Gelecek hafta pazartesi günü Avro Bölgesi’nde sanayi üretimi, salı günü Avro Bölgesi, Almanya ve İngiltere’de imalat sanayi ve hizmet sektörü PMI, İngiltere’de işsizlik oranı, çarşamba günü ise Avro Bölgesi ve İngiltere’de enflasyon, Almanya’da IFO iş ortamı güven endeksi verileri izlenecek. Perşembe günü ise Avro Bölgesi ve İngiltere’de faiz kararları, BoE Başkanı Andrew Bailey’in konuşması, cuma günü ise Almanya’da üretici enflasyonu ve Avro Bölgesi’nde tüketici güven endeksi verileri takip edilecek.
Asya Borsalarında Karışık Seyir Hakim Oldu
Asya borsalarında karışık bir seyir gözlemlenirken, dikkate alınacak önemli bir konu Japonya Merkez Bankası’nın (BoJ) faiz kararı oldu. Bu süreçte, ülkedeki enflasyonist baskılar devam etmekte ve BoJ’un faiz artışı yapabileceği yönünde beklentiler bulunuyor.
Bölgedeki son gelişmelerde, Fed’in faiz kararının ardından Powell’ın ihtiyatlı açıklamaları piyasa fiyatlamalarına etki ederken, ABD’deki teknoloji şirketleri üzerindeki satış baskısı Asya’da da tedirginliğe neden oldu.
Ayrıca, ABD Başkanı Trump’ın ulusal güvenlik açısından güçlü koşullar altında, Nvidia’nın “H200” çiplerinin Çin ve diğer ülkelerde onaylı müşterilere satışına izin vereceğini açıklaması da bölgedeki çip üreticileri üzerinde satış baskısını artırdı.
Japonya’da açıklanan verilere göre, kasım ayına ait Üretici Fiyat Endeksi (ÜFE) aylık bazda yüzde 0,3 ve yıllık bazda yüzde 2,7 oranında artış gösterdi. Ülkede sanayi üretimi ekimde aylık bazda yüzde 1,5 ile beklentilerin üzerinde bir artış kaydetti. Ayrıca kapasite kullanım oranının aynı dönemde yüzde 3,3’lük bir artış gösterdiği belirtildi.
Çin’de ise üretici fiyatlarında düşüş, kasım ayıyla birlikte devam etti.

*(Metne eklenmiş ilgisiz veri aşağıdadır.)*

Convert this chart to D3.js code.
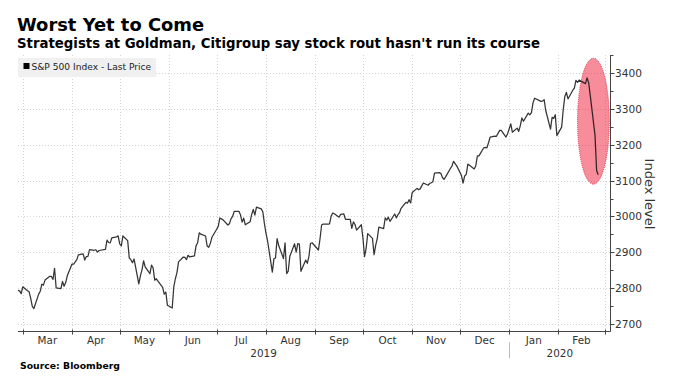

Üretici fiyatlarındaki gerileme Ekim 2022’den bu yana sürdü ve kasımda yıllık bazda yüzde 2,2 ile beklentilerin üzerinde bir düşüş kaydedildi.
Aynı dönemde Tüketici Fiyat Endeksi (TÜFE) ise sınırlı da olsa deflasyon kaygılarını azalttı ve yıllık bazda yüzde 0,7 artışla tahminlerdeki seviyede gerçekleşti.

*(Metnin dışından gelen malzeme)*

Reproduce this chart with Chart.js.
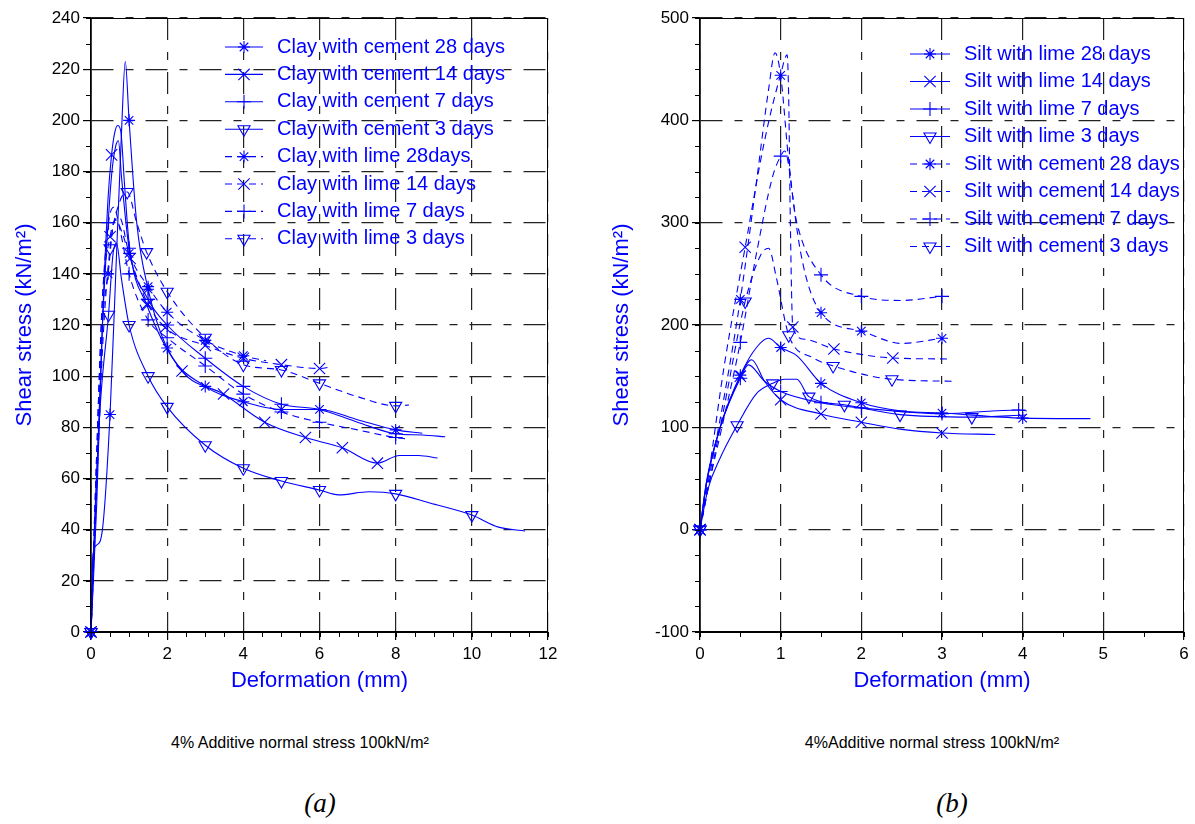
<!DOCTYPE html>
<html>
<head>
<meta charset="utf-8">
<script src="https://cdn.jsdelivr.net/npm/chart.js@4.4.1/dist/chart.umd.min.js"></script>
<style>
  body { margin: 0; background: #fff; width: 1195px; height: 824px; position: relative; overflow: hidden; font-family: 'Liberation Sans', Arial, sans-serif; }
  #boxA { position: absolute; left: 0; top: 0; width: 590px; height: 700px; }
  #boxB { position: absolute; left: 590px; top: 0; width: 605px; height: 700px; }
  .note { position: absolute; top: 734px; font-size: 16px; color: #000; transform: translateX(-50%); white-space: nowrap; }
  .tag { position: absolute; top: 788px; font: italic 27px 'Liberation Serif', 'Times New Roman', serif; color: #000; transform: translateX(-50%); }
</style>
</head>
<body>
<div id="boxA"><canvas id="clay"></canvas></div>
<div id="boxB"><canvas id="silt"></canvas></div>
<div class="note" style="left:300px">4% Additive normal stress 100kN/m²</div>
<div class="note" style="left:932px">4%Additive normal stress 100kN/m²</div>
<div class="tag" style="left:320px">(a)</div>
<div class="tag" style="left:952px">(b)</div>
<script>
// ---- (a) clay, deformation (mm) vs shear stress (kN/m²)
const clayCem28X = [0, 0.05, 0.15, 0.3, 0.5, 0.65, 0.8, 0.9, 1.0, 1.2, 1.5, 2, 3, 4, 5, 6, 7, 8, 8.7]
const clayCem28Y = [0, 30, 34, 40, 85, 140, 195, 223, 200, 160, 134, 111, 96, 90, 87, 87, 83, 79, 77.7]
const clayCem28Marks = [0, 4, 8, 10, 11, 12, 13, 14, 15, 17]

const clayCem14X = [0, 0.15, 0.3, 0.45, 0.54, 0.62, 0.7, 0.78, 0.88, 1.0, 1.46, 2.39, 3.48, 4.56, 5.63, 6.6, 7.52, 8.1, 8.6, 9.1]
const clayCem14Y = [0, 50, 120, 170, 186.5, 195, 198, 196, 175, 152, 128, 102, 93, 82, 76, 72, 66, 69, 69, 68]
const clayCem14Marks = [0, 4, 10, 11, 12, 13, 14, 15, 16]

const clayCem7X = [0, 0.15, 0.3, 0.45, 0.55, 0.65, 0.72, 0.8, 1.0, 1.5, 2, 3, 4, 5, 6, 7, 8, 8.7, 9.3]
const clayCem7Y = [0, 60, 120, 160, 180, 190, 192, 178, 150, 130, 120, 107, 96, 89, 87, 82, 77.5, 77, 76.3]
const clayCem7Marks = [0, 8, 9, 10, 11, 12, 13, 14, 16]

const clayCem3X = [0, 0.1, 0.25, 0.46, 0.58, 0.67, 0.8, 1.0, 1.5, 2, 3, 4, 5, 6, 6.5, 7.3, 8, 8.9, 10, 10.7, 11.4]
const clayCem3Y = [0, 45, 90, 124, 148, 152, 138, 120, 100, 88, 73, 64, 59, 55.5, 53.6, 54.8, 54, 50.4, 45.7, 41, 39.5]
const clayCem3Marks = [0, 3, 7, 8, 9, 10, 11, 12, 13, 16, 18]

const clayLime28X = [0, 0.15, 0.3, 0.45, 0.6, 0.75, 1.0, 1.5, 2, 3, 4, 4.6]
const clayLime28Y = [0, 60, 120, 140, 160, 162, 148, 135, 125, 114, 108, 106]
const clayLime28Marks = [0, 3, 6, 7, 8, 9, 10]

const clayLime14X = [0, 0.15, 0.3, 0.5, 0.65, 0.82, 1.03, 1.5, 1.95, 3, 4, 5, 6, 6.33]
const clayLime14Y = [0, 70, 130, 154.5, 161, 156, 146, 128, 119, 112, 107, 104.5, 103, 103.7]
const clayLime14Marks = [0, 3, 6, 7, 8, 9, 10, 11, 12]

const clayLime7X = [0, 0.15, 0.3, 0.46, 0.6, 0.75, 1.0, 1.5, 2, 3, 4, 5, 6, 7, 8, 8.3]
const clayLime7Y = [0, 70, 130, 160, 166, 158, 140, 122, 115, 104, 93, 86, 82, 79, 76, 75.5]
const clayLime7Marks = [0, 3, 6, 7, 8, 9, 10, 11, 12, 14]

const clayLime3X = [0, 0.15, 0.3, 0.5, 0.75, 0.95, 1.2, 1.46, 2, 3, 4, 5, 6, 7, 8, 8.35]
const clayLime3Y = [0, 55, 110, 150, 168, 172, 160, 148.5, 133, 115, 104.5, 102.4, 97.2, 92, 88.4, 88.7]
const clayLime3Marks = [0, 3, 5, 7, 8, 9, 10, 11, 12, 14]

// ---- (b) silt
const siltLime28X = [0, 0.08, 0.25, 0.5, 0.7, 0.85, 1.0, 1.2, 1.5, 2, 2.5, 3, 4, 4.84]
const siltLime28Y = [0, 47, 100, 151, 178, 187, 178, 170, 143, 124, 116, 114, 109, 108.5]
const siltLime28Marks = [0, 3, 6, 8, 9, 11, 12]

const siltLime14X = [0, 0.08, 0.25, 0.5, 0.64, 0.8, 1.0, 1.5, 2, 2.5, 3, 3.66]
const siltLime14Y = [0, 45, 100, 150, 166, 145, 127, 113, 105, 98, 94.5, 93]
const siltLime14Marks = [0, 3, 6, 7, 8, 10]

const siltLime7X = [0, 0.08, 0.25, 0.5, 0.6, 0.8, 1.0, 1.5, 2, 3, 3.95, 4.05]
const siltLime7Y = [0, 45, 100, 148, 161, 145, 135, 124, 119, 113.4, 117, 116]
const siltLime7Marks = [0, 3, 6, 7, 8, 9, 10]

const siltLime3X = [0, 0.1, 0.25, 0.46, 0.7, 0.9, 1.05, 1.2, 1.35, 1.79, 2.48, 3.37, 4.04]
const siltLime3Y = [0, 40, 70, 102, 133, 143, 147, 147, 130, 122, 112.4, 110, 112]
const siltLime3Marks = [0, 3, 5, 8, 9, 10, 11]

const siltCem28X = [0, 0.1, 0.3, 0.5, 0.7, 0.85, 0.93, 1.0, 1.1, 1.25, 1.5, 2, 2.5, 3]
const siltCem28Y = [0, 45, 130, 225, 340, 430, 466, 444, 360, 270, 212, 194, 182, 187]
const siltCem28Marks = [0, 3, 7, 10, 11, 13]

const siltCem14X = [0, 0.1, 0.3, 0.56, 0.8, 1.0, 1.08, 1.1, 1.12, 1.15, 1.3, 1.66, 2.39, 3.08]
const siltCem14Y = [0, 50, 160, 276, 380, 445, 464, 420, 300, 198, 186, 176.6, 167.8, 166.8]
const siltCem14Marks = [0, 3, 9, 11, 12]

const siltCem7X = [0, 0.1, 0.3, 0.5, 0.7, 0.9, 1.0, 1.05, 1.2, 1.5, 2, 2.5, 3]
const siltCem7Y = [0, 40, 110, 183, 270, 345, 365, 370, 300, 249, 228, 224, 228]
const siltCem7Marks = [0, 3, 6, 9, 10, 12]

const siltCem3X = [0, 0.1, 0.3, 0.56, 0.75, 0.85, 0.95, 1.1, 1.4, 1.65, 2.38, 3.17]
const siltCem3Y = [0, 40, 120, 223, 268, 275, 245, 190, 168, 160, 147, 145]
const siltCem3Marks = [0, 3, 7, 9, 10]

const BLUE = '#0000ff'
const FONT = "'Liberation Sans', Arial, sans-serif"
Chart.defaults.font.family = FONT

// marker shapes used by both panels
const STAR = { shape: 'star', rot: 0, r: 6 }
const XMARK = { shape: 'crossRot', rot: 0, r: 8 }
const PLUS = { shape: 'cross', rot: 0, r: 7 }
const TRI = { shape: 'triangle', rot: 180, r: 7 }

const series = (label, xs, ys, marks, mk, dashed) => ({
	label,
	data: xs.map((x, i) => ({ x, y: ys[i] })),
	showLine: true,
	borderColor: BLUE,
	borderWidth: 1.1,
	borderDash: dashed ? [7, 5] : [],
	cubicInterpolationMode: 'monotone',
	pointStyle: mk.shape,
	pointRotation: mk.rot,
	pointRadius: ctx => marks.includes(ctx.dataIndex) ? mk.r : 0,
	pointBorderColor: BLUE,
	pointBackgroundColor: 'rgba(0,0,0,0)',
	pointBorderWidth: 1.1,
	clip: false,
	marker: mk
})

// minor tick marks, box outline and the in-plot legend
const extras = {
	id: 'extras',
	afterDraw(chart, args, opts) {
		const { ctx, chartArea: a } = chart
		const sx = chart.scales.x, sy = chart.scales.y
		ctx.save()
		ctx.strokeStyle = '#000'
		ctx.lineWidth = 1
		ctx.setLineDash([])
		ctx.beginPath()
		for (let v = sx.min; v <= sx.max + 1e-9; v += opts.minorX) {
			const p = Math.round(sx.getPixelForValue(v)) + 0.5
			ctx.moveTo(p, a.bottom); ctx.lineTo(p, a.bottom + 5)
		}
		for (let v = sy.min; v <= sy.max + 1e-9; v += opts.minorY) {
			const p = Math.round(sy.getPixelForValue(v)) + 0.5
			ctx.moveTo(a.left - 5, p); ctx.lineTo(a.left, p)
		}
		ctx.stroke()
		ctx.strokeRect(a.left, a.top + 0.5, a.right - a.left - 0.5, a.bottom - a.top)

		const lg = opts.legend
		ctx.font = '20px ' + FONT
		ctx.textBaseline = 'middle'
		ctx.fillStyle = BLUE
		chart.data.datasets.forEach((ds, i) => {
			const y = lg.y + i * lg.dy
			ctx.strokeStyle = BLUE
			ctx.lineWidth = 1.1
			ctx.setLineDash(ds.borderDash)
			ctx.beginPath()
			ctx.moveTo(lg.x, y); ctx.lineTo(lg.x + lg.len, y)
			ctx.stroke()
			ctx.setLineDash([])
			ctx.fillStyle = 'rgba(0,0,0,0)'
			Chart.helpers.drawPoint(ctx, { pointStyle: ds.marker.shape, rotation: ds.marker.rot, radius: ds.marker.r, borderWidth: 1.1 }, lg.x + lg.len / 2, y)
			ctx.fillStyle = BLUE
			ctx.fillText(ds.label, lg.x + lg.len + 14, y)
		})
		ctx.restore()
	}
}

const axis = (min, max, step, width, titlePad, title, horizontal) => ({
	type: 'linear',
	min, max,
	ticks: { stepSize: step, color: '#000', font: { size: 17 }, padding: horizontal ? 4 : 3 },
	grid: { color: '#222', lineWidth: 1.2, tickColor: '#000', tickLength: 8, tickBorderDash: [] },
	border: { color: '#000', width: 1.5, dash: [22, 12, 8, 12] },
	title: { display: true, text: title, color: BLUE, font: { size: 22 }, padding: horizontal ? { top: 0, bottom: titlePad } : { top: titlePad, bottom: 0 } },
	afterFit: s => { if (horizontal) s.height = width; else s.width = width }
})

const makeChart = (el, datasets, xs, ys, pad, minorX, minorY, legend) => new Chart(el, {
	type: 'scatter',
	data: { datasets },
	options: {
		responsive: true,
		maintainAspectRatio: false,
		animation: false,
		events: [],
		layout: { padding: pad },
		plugins: { legend: { display: false }, tooltip: { enabled: false }, extras: { minorX, minorY, legend } },
		scales: { x: xs, y: ys }
	},
	plugins: [extras]
})

makeChart(document.getElementById('clay'), [
	series('Clay with cement 28 days', clayCem28X, clayCem28Y, clayCem28Marks, STAR, false),
	series('Clay with cement 14 days', clayCem14X, clayCem14Y, clayCem14Marks, XMARK, false),
	series('Clay with cement 7 days', clayCem7X, clayCem7Y, clayCem7Marks, PLUS, false),
	series('Clay with cement 3 days', clayCem3X, clayCem3Y, clayCem3Marks, TRI, false),
	series('Clay with lime 28days', clayLime28X, clayLime28Y, clayLime28Marks, STAR, true),
	series('Clay with lime 14 days', clayLime14X, clayLime14Y, clayLime14Marks, XMARK, true),
	series('Clay with lime 7 days', clayLime7X, clayLime7Y, clayLime7Marks, PLUS, true),
	series('Clay with lime 3 days', clayLime3X, clayLime3Y, clayLime3Marks, TRI, true)
],
	axis(0, 12, 2, 68, 6, 'Deformation (mm)', true),
	axis(0, 240, 20, 91, 12, 'Shear stress (kN/m²)', false),
	{ top: 18, right: 42, left: 0, bottom: 0 }, 0.5, 10,
	{ x: 225, y: 47, dy: 27.4, len: 38 })

makeChart(document.getElementById('silt'), [
	series('Silt with lime 28 days', siltLime28X, siltLime28Y, siltLime28Marks, STAR, false),
	series('Silt with lime 14 days', siltLime14X, siltLime14Y, siltLime14Marks, XMARK, false),
	series('Silt with lime 7 days', siltLime7X, siltLime7Y, siltLime7Marks, PLUS, false),
	series('Silt with lime 3 days', siltLime3X, siltLime3Y, siltLime3Marks, TRI, false),
	series('Silt with cement 28 days', siltCem28X, siltCem28Y, siltCem28Marks, STAR, true),
	series('Silt with cement 14 days', siltCem14X, siltCem14Y, siltCem14Marks, XMARK, true),
	series('Silt with cement 7 days', siltCem7X, siltCem7Y, siltCem7Marks, PLUS, true),
	series('Silt with cement 3 days', siltCem3X, siltCem3Y, siltCem3Marks, TRI, true)
],
	axis(0, 6, 1, 68, 6, 'Deformation (mm)', true),
	axis(-100, 500, 100, 110, 19, 'Shear stress (kN/m²)', false),
	{ top: 18, right: 11, left: 0, bottom: 0 }, 0.5, 25,
	{ x: 320, y: 54, dy: 27.5, len: 40 })
</script>
</body>
</html>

Ayrıca, Avustralya Merkez Bankası politika faizini yüzde 3,60 seviyesinde sabit bıraktı.
Tüm bu gelişmelerle birlikte, Çin’de Şanghay bileşik endeksi yüzde 0,34, Hong Kong’da Hang Seng endeksi yüzde 0,42 değer kaybederken, Güney Kore’de Kospi endeksi yüzde 1,64 ve Japonya’da Nikkei 225 endeksi yüzde 0,68 artış gösterdi.
Gelecek hafta pazartesi günü Çin’de perakende satışlar, sanayi üretimi, çarşamba günü Japonya’da dış ticaret dengesi, cuma günü ise Japonya’da BoJ’un faiz kararı ve enflasyon verileri izlenecek.
Yurt İçinde TCMB’nin Faiz Kararı Takip Edildi
Yurt içinde Borsa İstanbul, alış ağırlıklı bir seyir izleyerek haftalık bazda BIST 100 endeksinin yüzde 2,76 artışla 11.311,31 puandan kapandığı görüldü. Gelecek hafta Türkiye Cumhuriyet Merkez Bankası (TCMB) Para Politikası Kurulu (PPK) toplantı özeti yakından takip edilecek.
TCMB, politika faizi olan bir hafta vadeli repo ihale faiz oranını 150 baz puan düşürerek yüzde 38 seviyesine indirdi. Ayrıca, gecelik vadede borç verme faiz oranı yüzde 42,5’ten yüzde 41’e, gecelik vadede borçlanma faiz oranı ise yüzde 38’den yüzde 36,5’e çekildi.
TCMB tarafından açıklanan ödemeler dengesi verilerine göre, Türkiye’nin cari işlemler hesabı, ekimde 457 milyon dolar fazla verdi. Cari dengenin bu dönemde de fazla vermesi, cari işlemler hesabının üst üste dördüncü ayda da pozitif seyrini sürdürdüğünü gösteriyor.
Dolar/TL, haftayı önceki haftalık kapanışın yüzde 0,4 üzerinde 42,6950 seviyesinden kapattı.
Gelecek hafta yurt içinde pazartesi bütçe dengesi, salı konut fiyat endeksi, konut satışları, perşembe TCMB PPK toplantı özeti, cuma günü ise tüketici güven endeksi verilerinin takip edileceği belirtildi.